WHAT YOU HAVE TO DO - Set down, word for word, only the lines from the start of the records through the line bearing "-13.5, -10, -4.5, -2.5, -6, -8.5, -10, -8, -6.5]"; include no pictures.
START
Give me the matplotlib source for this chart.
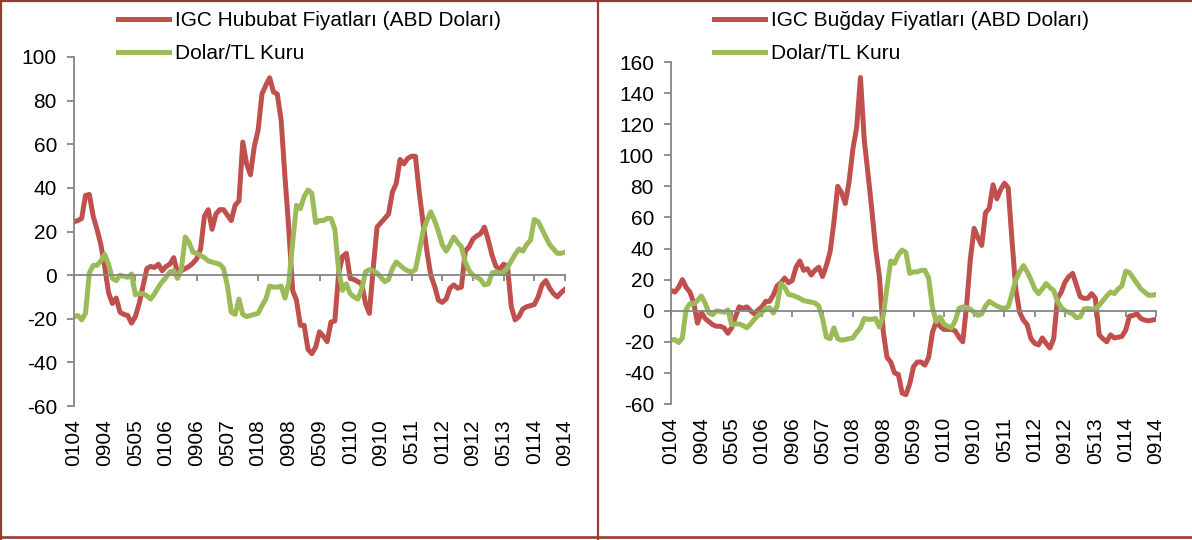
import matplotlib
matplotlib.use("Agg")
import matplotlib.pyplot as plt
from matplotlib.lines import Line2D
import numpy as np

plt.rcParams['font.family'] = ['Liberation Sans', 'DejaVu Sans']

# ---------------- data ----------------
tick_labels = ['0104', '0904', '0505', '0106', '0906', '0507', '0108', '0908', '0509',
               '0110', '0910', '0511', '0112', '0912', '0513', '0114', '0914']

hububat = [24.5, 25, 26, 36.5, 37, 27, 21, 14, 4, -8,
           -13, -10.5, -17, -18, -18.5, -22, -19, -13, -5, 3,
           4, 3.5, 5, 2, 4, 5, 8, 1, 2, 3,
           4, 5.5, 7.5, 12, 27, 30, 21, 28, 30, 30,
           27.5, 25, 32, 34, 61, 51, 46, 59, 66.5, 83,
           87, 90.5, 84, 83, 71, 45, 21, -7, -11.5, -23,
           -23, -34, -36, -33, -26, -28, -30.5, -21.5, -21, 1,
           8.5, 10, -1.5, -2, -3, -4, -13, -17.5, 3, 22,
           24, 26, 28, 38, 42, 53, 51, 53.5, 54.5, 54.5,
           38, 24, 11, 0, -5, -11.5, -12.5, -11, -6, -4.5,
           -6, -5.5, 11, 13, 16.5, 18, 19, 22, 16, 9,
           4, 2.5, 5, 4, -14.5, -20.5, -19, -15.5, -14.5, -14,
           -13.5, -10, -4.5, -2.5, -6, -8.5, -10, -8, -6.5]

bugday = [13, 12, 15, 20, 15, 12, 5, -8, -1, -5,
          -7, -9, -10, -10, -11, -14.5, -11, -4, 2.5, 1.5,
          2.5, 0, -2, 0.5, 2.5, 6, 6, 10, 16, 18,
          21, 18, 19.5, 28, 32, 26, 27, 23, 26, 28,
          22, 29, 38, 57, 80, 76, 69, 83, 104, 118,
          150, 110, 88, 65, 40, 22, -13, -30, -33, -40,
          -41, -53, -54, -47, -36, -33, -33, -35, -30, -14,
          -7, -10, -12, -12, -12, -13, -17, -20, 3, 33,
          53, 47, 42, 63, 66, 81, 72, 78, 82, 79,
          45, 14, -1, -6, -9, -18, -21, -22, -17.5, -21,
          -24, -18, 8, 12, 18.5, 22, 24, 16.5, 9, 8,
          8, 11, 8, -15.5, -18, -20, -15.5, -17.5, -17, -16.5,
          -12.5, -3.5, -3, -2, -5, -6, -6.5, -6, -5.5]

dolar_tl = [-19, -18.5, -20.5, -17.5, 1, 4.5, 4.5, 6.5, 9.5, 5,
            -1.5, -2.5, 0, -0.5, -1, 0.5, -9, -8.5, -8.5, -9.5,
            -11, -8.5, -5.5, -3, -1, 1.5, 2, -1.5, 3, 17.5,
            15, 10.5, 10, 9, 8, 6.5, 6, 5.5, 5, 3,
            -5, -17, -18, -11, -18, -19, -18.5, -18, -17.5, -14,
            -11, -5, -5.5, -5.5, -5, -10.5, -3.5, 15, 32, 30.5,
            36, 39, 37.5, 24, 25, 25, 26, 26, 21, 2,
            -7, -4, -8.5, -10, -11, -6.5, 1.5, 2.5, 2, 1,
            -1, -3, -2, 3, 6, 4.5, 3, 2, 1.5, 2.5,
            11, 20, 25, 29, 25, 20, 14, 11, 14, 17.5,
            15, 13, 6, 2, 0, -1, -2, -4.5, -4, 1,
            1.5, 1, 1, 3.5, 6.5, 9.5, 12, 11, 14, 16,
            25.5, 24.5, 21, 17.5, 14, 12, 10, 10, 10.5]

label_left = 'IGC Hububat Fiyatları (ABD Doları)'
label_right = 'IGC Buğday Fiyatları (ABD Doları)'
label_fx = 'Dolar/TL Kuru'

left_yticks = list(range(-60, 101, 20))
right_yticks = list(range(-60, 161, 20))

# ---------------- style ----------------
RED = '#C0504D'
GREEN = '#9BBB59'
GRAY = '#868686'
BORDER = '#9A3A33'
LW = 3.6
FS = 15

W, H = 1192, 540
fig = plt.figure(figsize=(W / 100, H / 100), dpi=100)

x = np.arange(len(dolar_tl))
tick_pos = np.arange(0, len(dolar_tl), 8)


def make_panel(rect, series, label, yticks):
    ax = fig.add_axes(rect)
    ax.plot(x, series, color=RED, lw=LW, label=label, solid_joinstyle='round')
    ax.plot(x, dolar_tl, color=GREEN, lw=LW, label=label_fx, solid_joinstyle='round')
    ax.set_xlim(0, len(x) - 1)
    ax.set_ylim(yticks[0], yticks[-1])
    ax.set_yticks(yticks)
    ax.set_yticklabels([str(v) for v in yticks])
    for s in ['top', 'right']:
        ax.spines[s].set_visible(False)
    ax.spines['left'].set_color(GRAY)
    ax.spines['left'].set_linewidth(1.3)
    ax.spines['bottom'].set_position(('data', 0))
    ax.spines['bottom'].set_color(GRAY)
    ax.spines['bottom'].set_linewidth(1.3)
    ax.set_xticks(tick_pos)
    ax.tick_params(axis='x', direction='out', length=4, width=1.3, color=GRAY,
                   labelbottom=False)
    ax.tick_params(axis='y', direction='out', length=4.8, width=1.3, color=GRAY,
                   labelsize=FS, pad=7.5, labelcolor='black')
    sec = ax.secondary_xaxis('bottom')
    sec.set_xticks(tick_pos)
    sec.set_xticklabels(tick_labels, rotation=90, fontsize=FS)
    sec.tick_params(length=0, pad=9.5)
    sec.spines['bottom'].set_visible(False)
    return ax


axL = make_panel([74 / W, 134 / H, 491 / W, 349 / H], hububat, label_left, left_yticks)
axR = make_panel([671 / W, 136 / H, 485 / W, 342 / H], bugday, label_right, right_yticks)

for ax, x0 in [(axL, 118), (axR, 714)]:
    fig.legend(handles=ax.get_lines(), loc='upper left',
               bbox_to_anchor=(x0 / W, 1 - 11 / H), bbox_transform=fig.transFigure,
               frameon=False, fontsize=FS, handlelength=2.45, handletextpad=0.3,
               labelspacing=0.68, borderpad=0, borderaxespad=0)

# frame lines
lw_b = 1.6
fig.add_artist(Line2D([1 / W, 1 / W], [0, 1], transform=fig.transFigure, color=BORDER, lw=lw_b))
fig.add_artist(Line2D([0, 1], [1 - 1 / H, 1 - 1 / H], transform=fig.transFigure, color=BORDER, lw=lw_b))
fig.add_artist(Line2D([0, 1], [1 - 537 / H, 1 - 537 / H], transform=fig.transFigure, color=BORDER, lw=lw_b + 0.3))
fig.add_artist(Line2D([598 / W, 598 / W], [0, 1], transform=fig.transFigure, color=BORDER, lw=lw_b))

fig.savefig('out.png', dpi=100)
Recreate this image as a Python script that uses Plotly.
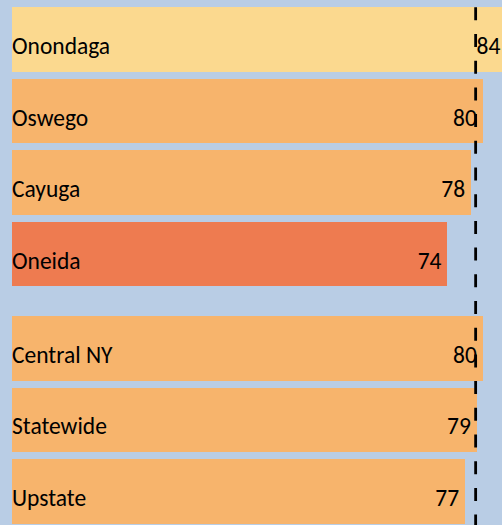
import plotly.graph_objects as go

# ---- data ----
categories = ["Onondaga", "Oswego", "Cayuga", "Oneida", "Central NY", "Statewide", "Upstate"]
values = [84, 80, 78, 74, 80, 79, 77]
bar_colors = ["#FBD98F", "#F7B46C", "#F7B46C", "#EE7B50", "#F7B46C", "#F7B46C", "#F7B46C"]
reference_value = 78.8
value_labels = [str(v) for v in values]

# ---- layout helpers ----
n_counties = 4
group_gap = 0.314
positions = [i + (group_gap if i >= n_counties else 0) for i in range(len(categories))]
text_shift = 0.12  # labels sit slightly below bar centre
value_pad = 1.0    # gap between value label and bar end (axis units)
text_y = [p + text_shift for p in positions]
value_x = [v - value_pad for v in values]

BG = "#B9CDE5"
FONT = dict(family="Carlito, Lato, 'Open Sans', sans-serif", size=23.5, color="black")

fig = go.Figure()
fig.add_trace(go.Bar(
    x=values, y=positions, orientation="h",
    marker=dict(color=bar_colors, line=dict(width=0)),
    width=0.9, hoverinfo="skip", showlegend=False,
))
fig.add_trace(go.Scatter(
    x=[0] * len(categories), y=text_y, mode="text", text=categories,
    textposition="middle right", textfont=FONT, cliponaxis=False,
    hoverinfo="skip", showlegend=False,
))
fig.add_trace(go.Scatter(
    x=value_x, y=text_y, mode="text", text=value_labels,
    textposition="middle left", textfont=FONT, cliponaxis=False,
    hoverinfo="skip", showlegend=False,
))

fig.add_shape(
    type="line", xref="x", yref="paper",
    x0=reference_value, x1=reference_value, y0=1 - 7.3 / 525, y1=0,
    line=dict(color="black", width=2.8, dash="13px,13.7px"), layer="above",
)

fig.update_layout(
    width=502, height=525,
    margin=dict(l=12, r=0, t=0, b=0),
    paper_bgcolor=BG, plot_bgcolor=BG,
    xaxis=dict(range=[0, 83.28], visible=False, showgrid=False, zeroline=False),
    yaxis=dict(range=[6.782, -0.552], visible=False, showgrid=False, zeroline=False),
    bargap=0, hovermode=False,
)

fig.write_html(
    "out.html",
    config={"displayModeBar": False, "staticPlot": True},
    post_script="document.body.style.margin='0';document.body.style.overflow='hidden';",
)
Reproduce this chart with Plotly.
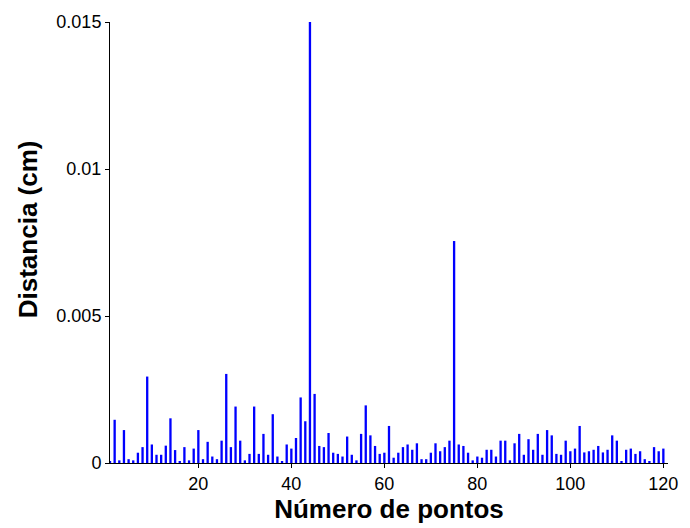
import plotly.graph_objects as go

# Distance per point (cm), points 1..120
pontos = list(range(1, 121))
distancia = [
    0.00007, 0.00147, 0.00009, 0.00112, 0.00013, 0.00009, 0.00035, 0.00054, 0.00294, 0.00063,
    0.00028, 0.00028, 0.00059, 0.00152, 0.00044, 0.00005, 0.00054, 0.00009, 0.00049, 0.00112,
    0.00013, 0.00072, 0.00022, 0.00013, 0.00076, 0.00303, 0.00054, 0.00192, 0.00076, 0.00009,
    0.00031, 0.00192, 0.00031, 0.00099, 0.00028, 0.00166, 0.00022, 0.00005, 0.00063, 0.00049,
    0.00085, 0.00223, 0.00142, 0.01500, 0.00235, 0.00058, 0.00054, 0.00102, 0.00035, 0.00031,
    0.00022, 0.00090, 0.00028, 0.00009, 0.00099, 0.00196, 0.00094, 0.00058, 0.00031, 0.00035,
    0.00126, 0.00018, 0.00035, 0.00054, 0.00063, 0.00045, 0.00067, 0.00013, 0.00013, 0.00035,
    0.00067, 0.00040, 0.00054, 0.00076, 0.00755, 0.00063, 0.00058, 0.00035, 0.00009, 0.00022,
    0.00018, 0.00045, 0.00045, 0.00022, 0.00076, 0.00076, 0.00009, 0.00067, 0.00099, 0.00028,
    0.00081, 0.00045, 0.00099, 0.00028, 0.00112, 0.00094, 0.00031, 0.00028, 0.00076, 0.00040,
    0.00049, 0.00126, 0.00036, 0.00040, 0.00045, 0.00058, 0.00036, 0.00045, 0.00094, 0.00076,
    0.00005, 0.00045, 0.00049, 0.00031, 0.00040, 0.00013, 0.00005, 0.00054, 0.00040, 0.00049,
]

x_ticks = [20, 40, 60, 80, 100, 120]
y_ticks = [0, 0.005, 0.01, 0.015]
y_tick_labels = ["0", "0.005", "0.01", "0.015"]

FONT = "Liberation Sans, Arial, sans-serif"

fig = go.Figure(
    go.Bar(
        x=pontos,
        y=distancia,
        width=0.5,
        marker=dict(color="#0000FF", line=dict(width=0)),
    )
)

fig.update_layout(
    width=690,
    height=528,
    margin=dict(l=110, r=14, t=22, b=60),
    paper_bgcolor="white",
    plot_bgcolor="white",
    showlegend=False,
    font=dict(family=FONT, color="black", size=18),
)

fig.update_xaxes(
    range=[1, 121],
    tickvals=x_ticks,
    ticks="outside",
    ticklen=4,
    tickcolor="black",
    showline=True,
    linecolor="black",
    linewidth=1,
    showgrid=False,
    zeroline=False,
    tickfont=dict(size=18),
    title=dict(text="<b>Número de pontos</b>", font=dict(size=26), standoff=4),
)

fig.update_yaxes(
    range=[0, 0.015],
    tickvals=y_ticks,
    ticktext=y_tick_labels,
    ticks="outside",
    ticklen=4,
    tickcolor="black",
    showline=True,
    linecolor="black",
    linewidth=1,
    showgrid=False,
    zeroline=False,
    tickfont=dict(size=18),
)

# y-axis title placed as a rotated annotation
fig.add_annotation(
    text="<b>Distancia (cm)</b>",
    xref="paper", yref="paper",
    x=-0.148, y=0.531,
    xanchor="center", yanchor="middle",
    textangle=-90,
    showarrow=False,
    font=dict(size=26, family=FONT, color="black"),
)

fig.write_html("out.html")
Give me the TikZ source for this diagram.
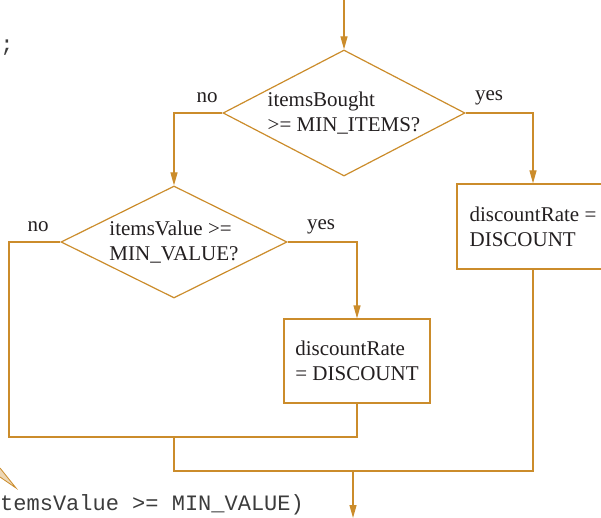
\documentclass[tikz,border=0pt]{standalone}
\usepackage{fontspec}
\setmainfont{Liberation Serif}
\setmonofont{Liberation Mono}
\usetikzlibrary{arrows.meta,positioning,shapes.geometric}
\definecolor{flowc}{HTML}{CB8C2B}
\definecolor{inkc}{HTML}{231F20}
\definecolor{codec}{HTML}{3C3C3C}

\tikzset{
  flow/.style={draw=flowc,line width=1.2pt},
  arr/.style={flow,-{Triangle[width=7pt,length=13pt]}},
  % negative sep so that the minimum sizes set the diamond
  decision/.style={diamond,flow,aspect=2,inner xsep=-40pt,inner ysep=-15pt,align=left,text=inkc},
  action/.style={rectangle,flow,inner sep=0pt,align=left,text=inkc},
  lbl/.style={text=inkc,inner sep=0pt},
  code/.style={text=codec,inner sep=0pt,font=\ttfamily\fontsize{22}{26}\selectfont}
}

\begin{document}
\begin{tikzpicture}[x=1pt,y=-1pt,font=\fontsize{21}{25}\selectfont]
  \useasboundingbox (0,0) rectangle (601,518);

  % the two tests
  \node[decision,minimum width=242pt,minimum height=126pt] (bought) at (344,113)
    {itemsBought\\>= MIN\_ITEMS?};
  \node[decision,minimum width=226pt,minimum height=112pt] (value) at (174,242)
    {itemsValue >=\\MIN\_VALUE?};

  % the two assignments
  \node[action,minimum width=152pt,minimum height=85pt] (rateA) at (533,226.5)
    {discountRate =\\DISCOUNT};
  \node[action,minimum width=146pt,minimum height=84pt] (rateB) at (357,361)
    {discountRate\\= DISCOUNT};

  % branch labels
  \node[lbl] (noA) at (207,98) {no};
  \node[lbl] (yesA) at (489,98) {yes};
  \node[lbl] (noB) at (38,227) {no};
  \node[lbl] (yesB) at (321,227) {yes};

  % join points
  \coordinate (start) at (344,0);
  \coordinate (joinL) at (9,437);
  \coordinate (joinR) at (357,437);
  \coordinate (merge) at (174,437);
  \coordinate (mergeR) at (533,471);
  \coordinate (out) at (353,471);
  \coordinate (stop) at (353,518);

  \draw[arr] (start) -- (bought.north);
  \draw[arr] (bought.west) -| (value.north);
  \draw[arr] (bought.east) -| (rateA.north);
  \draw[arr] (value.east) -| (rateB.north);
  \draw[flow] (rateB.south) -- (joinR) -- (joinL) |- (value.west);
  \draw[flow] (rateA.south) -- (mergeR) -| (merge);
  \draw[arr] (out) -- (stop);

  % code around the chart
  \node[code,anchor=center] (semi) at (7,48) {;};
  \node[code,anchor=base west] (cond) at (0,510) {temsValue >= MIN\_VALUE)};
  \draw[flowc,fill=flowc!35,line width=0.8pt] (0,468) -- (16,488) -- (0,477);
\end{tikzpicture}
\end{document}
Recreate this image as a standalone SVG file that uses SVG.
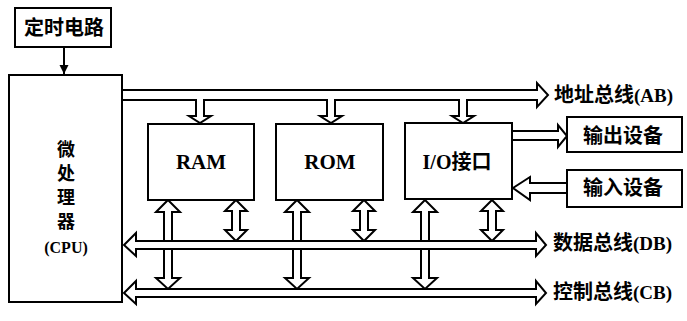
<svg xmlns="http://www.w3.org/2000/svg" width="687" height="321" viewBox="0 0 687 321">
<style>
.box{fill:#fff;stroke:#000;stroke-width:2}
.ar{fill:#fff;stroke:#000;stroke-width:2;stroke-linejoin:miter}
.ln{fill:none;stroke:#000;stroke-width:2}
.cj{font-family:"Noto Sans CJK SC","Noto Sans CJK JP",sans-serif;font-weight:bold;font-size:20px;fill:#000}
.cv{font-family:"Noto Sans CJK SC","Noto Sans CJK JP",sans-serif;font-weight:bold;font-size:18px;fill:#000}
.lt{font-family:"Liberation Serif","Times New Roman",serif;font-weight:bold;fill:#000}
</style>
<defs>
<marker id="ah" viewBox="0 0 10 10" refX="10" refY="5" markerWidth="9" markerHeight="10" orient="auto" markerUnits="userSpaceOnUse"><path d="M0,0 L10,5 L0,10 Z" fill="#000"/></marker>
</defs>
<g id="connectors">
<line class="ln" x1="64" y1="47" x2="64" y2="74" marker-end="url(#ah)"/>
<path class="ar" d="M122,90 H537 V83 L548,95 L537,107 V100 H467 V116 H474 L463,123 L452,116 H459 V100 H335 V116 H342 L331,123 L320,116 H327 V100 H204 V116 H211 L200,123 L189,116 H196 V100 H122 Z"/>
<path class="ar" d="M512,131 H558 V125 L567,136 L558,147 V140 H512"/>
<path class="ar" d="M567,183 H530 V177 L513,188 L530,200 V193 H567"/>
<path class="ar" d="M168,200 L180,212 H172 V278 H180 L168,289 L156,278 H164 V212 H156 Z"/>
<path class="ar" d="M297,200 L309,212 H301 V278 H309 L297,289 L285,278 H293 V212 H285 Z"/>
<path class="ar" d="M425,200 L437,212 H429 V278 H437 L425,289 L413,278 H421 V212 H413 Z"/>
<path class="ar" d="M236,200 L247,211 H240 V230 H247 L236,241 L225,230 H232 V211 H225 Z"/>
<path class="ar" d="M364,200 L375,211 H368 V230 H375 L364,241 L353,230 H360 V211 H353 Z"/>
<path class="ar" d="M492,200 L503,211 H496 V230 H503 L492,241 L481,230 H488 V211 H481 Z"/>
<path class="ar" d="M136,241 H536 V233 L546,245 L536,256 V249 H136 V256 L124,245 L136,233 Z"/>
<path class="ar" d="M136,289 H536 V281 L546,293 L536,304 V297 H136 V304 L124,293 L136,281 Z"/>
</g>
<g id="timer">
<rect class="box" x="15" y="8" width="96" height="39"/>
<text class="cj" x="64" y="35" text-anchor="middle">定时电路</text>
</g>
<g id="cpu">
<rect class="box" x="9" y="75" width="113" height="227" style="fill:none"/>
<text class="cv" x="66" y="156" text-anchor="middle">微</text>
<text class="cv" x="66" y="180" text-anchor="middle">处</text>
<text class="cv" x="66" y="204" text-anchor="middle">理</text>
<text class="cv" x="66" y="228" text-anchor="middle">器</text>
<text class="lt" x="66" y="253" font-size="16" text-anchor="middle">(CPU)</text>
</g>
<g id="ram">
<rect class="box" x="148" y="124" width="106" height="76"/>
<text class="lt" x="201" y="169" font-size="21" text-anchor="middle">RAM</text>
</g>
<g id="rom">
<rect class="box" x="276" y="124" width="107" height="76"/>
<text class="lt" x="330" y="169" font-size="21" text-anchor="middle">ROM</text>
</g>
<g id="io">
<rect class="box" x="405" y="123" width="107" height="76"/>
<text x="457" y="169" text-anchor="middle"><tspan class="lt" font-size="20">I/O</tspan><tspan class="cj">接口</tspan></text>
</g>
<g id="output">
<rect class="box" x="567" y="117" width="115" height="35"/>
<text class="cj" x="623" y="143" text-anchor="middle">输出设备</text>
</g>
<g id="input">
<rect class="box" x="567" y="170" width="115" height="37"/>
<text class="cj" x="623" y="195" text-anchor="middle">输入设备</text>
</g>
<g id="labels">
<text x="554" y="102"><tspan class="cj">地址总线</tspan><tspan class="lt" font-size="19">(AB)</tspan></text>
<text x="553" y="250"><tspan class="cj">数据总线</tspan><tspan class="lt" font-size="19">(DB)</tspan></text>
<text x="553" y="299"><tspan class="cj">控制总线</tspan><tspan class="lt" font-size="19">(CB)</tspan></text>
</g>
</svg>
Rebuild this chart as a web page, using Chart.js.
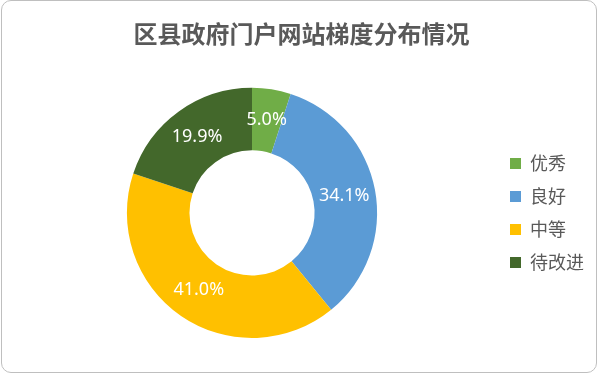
END
EXERCISE SOLUTION -
Give me the matplotlib source for this chart.
import matplotlib
matplotlib.use("Agg")
import matplotlib.pyplot as plt
from matplotlib.lines import Line2D
import numpy as np

plt.rcParams['font.family'] = ['Liberation Sans', 'DejaVu Sans']

# ---------------- data ----------------
tick_labels = ['0104', '0904', '0505', '0106', '0906', '0507', '0108', '0908', '0509',
               '0110', '0910', '0511', '0112', '0912', '0513', '0114', '0914']

hububat = [24.5, 25, 26, 36.5, 37, 27, 21, 14, 4, -8,
           -13, -10.5, -17, -18, -18.5, -22, -19, -13, -5, 3,
           4, 3.5, 5, 2, 4, 5, 8, 1, 2, 3,
           4, 5.5, 7.5, 12, 27, 30, 21, 28, 30, 30,
           27.5, 25, 32, 34, 61, 51, 46, 59, 66.5, 83,
           87, 90.5, 84, 83, 71, 45, 21, -7, -11.5, -23,
           -23, -34, -36, -33, -26, -28, -30.5, -21.5, -21, 1,
           8.5, 10, -1.5, -2, -3, -4, -13, -17.5, 3, 22,
           24, 26, 28, 38, 42, 53, 51, 53.5, 54.5, 54.5,
           38, 24, 11, 0, -5, -11.5, -12.5, -11, -6, -4.5,
           -6, -5.5, 11, 13, 16.5, 18, 19, 22, 16, 9,
           4, 2.5, 5, 4, -14.5, -20.5, -19, -15.5, -14.5, -14,
           -13.5, -10, -4.5, -2.5, -6, -8.5, -10, -8, -6.5]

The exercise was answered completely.